Two academics, Niels Johannesen and Gabriel Zucman (see CVs below) wrote an interesting analysis of their theory of what is happening to capital of individuals worldwide since the financial crises. The paper can be reviewed here.
- During the financial crisis, G20 countries compelled tax havens to sign bilateral treaties providing for exchange of bank information. Policymakers have celebrated this global initiative as the end of bank secrecy. Exploiting a unique panel dataset, our study is the first attempt to assess how the treaties affected bank deposits in tax havens. Rather than repatriating funds, our results suggest that tax evaders shifted deposits to havens not covered by a treaty with their home country. The crackdown thus caused a relocation of deposits at the benefit of the least compliant havens. We discuss the policy implications of these findings. (JEL G21, G28, H26, H87, K34)

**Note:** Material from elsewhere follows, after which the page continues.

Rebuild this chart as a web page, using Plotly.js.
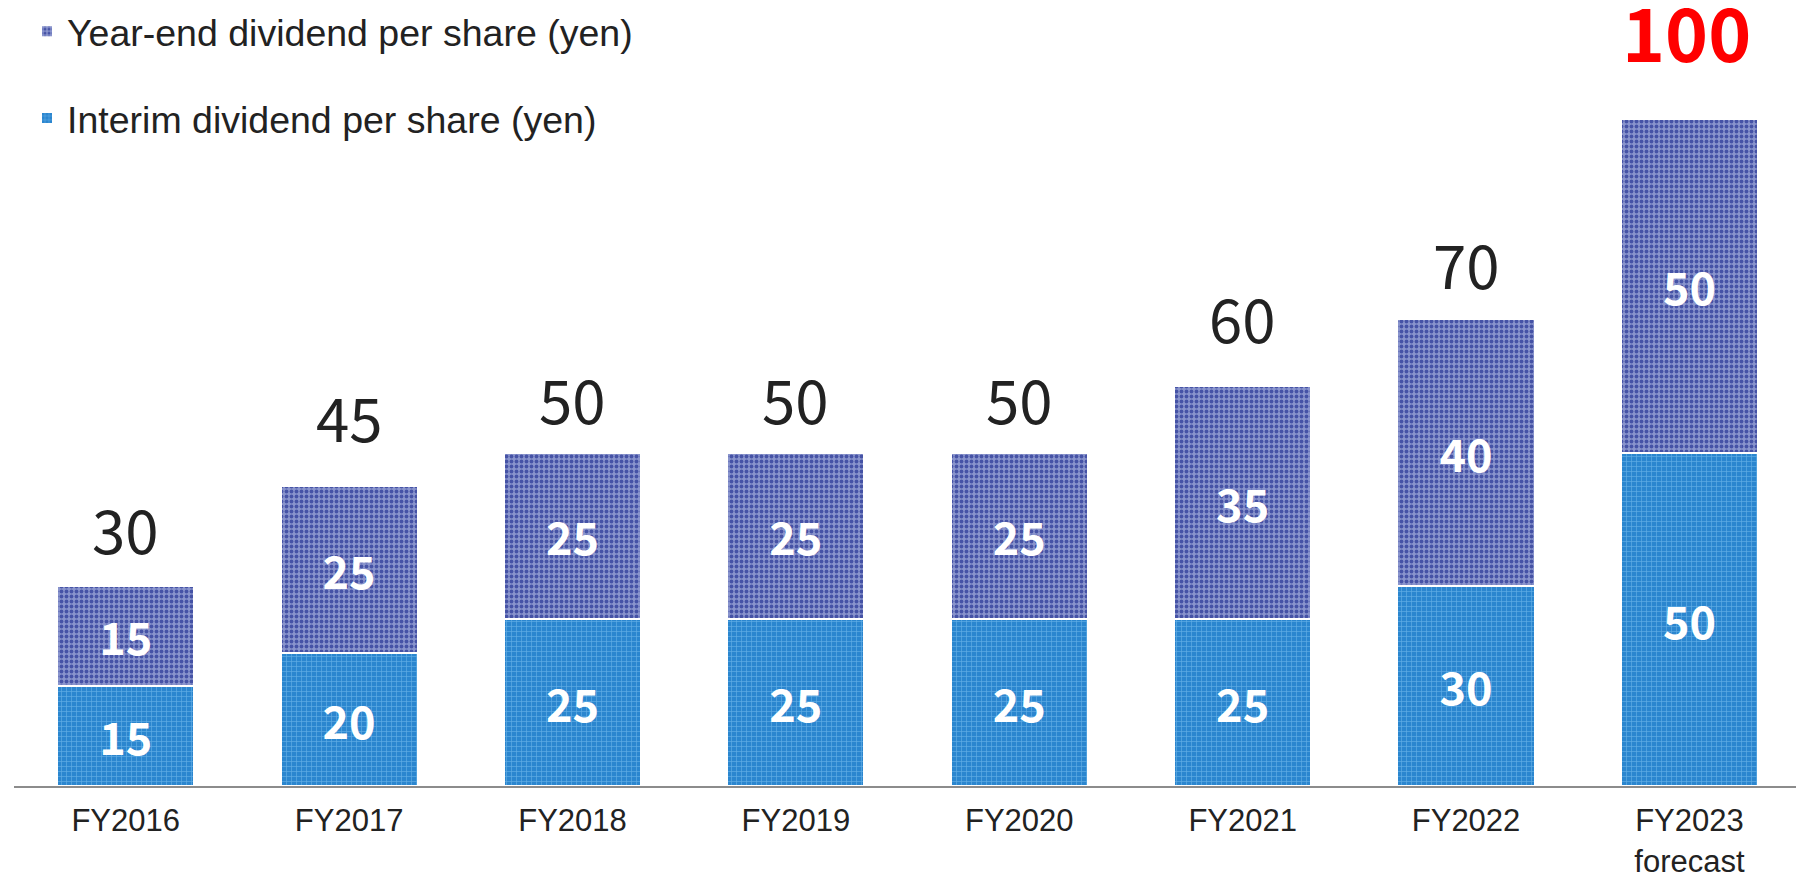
<!DOCTYPE html>
<html>
<head>
<meta charset="utf-8">
<script src="https://cdn.plot.ly/plotly-3.0.1.min.js"></script>
<style>html,body{margin:0;padding:0;background:#fff;}#chart{width:1796px;height:874px;}</style>
</head>
<body>
<div id="chart"></div>
<script>
const categories = ["FY2016","FY2017","FY2018","FY2019","FY2020","FY2021","FY2022","FY2023<br>forecast"];
const interim = [15, 20, 25, 25, 25, 25, 30, 50];
const yearEnd = [15, 25, 25, 25, 25, 35, 40, 50];
const seriesNames = ["Interim dividend per share (yen)", "Year-end dividend per share (yen)"];

const totals = interim.map((v, i) => v + yearEnd[i]);

// label offsets above the bar tops (pixels, styling only)
const totalLabelShift = [58, 70, 55, 55, 55, 69, 57, 89];

const insideFont = {family: "Noto Sans CJK JP, Noto Sans, sans-serif", size: 45, color: "#ffffff", weight: 700};

const traces = [
  {
    type: "bar", name: seriesNames[0], x: categories, y: interim,
    text: interim.map(String), textposition: "inside", insidetextanchor: "middle",
    textfont: insideFont, constraintext: "none", hoverinfo: "skip",
    legendgroup: "a", legendrank: 2,
    marker: {color: "#2f8ad0", line: {color: "#ffffff", width: 2},
      pattern: {shape: "+", bgcolor: "#2b86cf", fgcolor: "#62ace4", size: 5, solidity: 0.25, fillmode: "replace"}}
  },
  {
    type: "bar", name: seriesNames[1], x: categories, y: yearEnd,
    text: yearEnd.map(String), textposition: "inside", insidetextanchor: "middle",
    textfont: insideFont, constraintext: "none", hoverinfo: "skip",
    legendgroup: "b", legendrank: 1,
    marker: {color: "#6f7bbd", line: {color: "#ffffff", width: 2},
      pattern: {shape: ".", bgcolor: "#8a95cd", fgcolor: "#4653a6", size: 5, solidity: 0.45, fillmode: "replace"}}
  }
];

const annotations = totals.map((t, i) => {
  const last = i === totals.length - 1;
  return {
    x: categories[i], y: t, xref: "x", yref: "y",
    text: String(t), showarrow: false, yanchor: "middle",
    yshift: totalLabelShift[i], xshift: last ? -3 : 0,
    font: last
      ? {family: "Noto Sans CJK JP, Noto Sans, sans-serif", size: 73, color: "#ff0000", weight: 700}
      : {family: "Noto Sans CJK JP, Noto Sans, sans-serif", size: 60, color: "#222222"}
  };
});

const layout = {
  width: 1796, height: 874,
  paper_bgcolor: "#ffffff", plot_bgcolor: "#ffffff",
  margin: {l: 14, r: 0, t: 119, b: 88, pad: 0},
  barmode: "stack", bargap: 0.386,
  showlegend: true,
  legend: {
    x: 0.0073, xanchor: "left", y: 1.178, yanchor: "top",
    traceorder: "grouped", tracegroupgap: 35,
    font: {family: "Liberation Sans, Arial, sans-serif", size: 37.5, color: "#222222"},
    bgcolor: "rgba(0,0,0,0)", itemclick: false
  },
  xaxis: {
    type: "category", range: [-0.5, 7.477], automargin: false,
    showline: true, linecolor: "#8c8c8c", linewidth: 2,
    showgrid: false, zeroline: false, ticks: "",
    tickfont: {family: "Liberation Sans, Arial, sans-serif", size: 31, color: "#222222"},
    ticklabelstandoff: 6
  },
  yaxis: {
    range: [0, 100], visible: false, showgrid: false, zeroline: false, automargin: false
  },
  annotations: annotations
};

Plotly.newPlot("chart", traces, layout, {displayModeBar: false, staticPlot: true});
</script>
</body>
</html>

The crux of their analysis, in my view, can be summed up best in their own words:
- During the financial crisis, the fight against tax evasion became a political priority in rich countries and the pressure on tax havens mounted. At the summit held in April 2009, G20 countries urged each tax haven to sign at least 12 information exchange treaties under the threat of economic sanctions. Between the summit and the end of 2009, the world’s tax havens signed a total of more than 300 treaties.
- The effectiveness of this crackdown on offshore tax evasion is highly contested. A positive view asserts that treaties significantly raise the probability of detecting tax evasion and greatly improve tax collection (Organisation for Economic Co-operation and Development 2011). According to policy makers, “the era of bank secrecy is over” (G20 2009). A negative view, on the contrary, asserts that the G20 initiative leaves considerable scope for bank secrecy and brings negligible benefits (Shaxson and Christensen 2011). Whether the positive or the negative view is closer to reality is the question we attempt to address in this paper.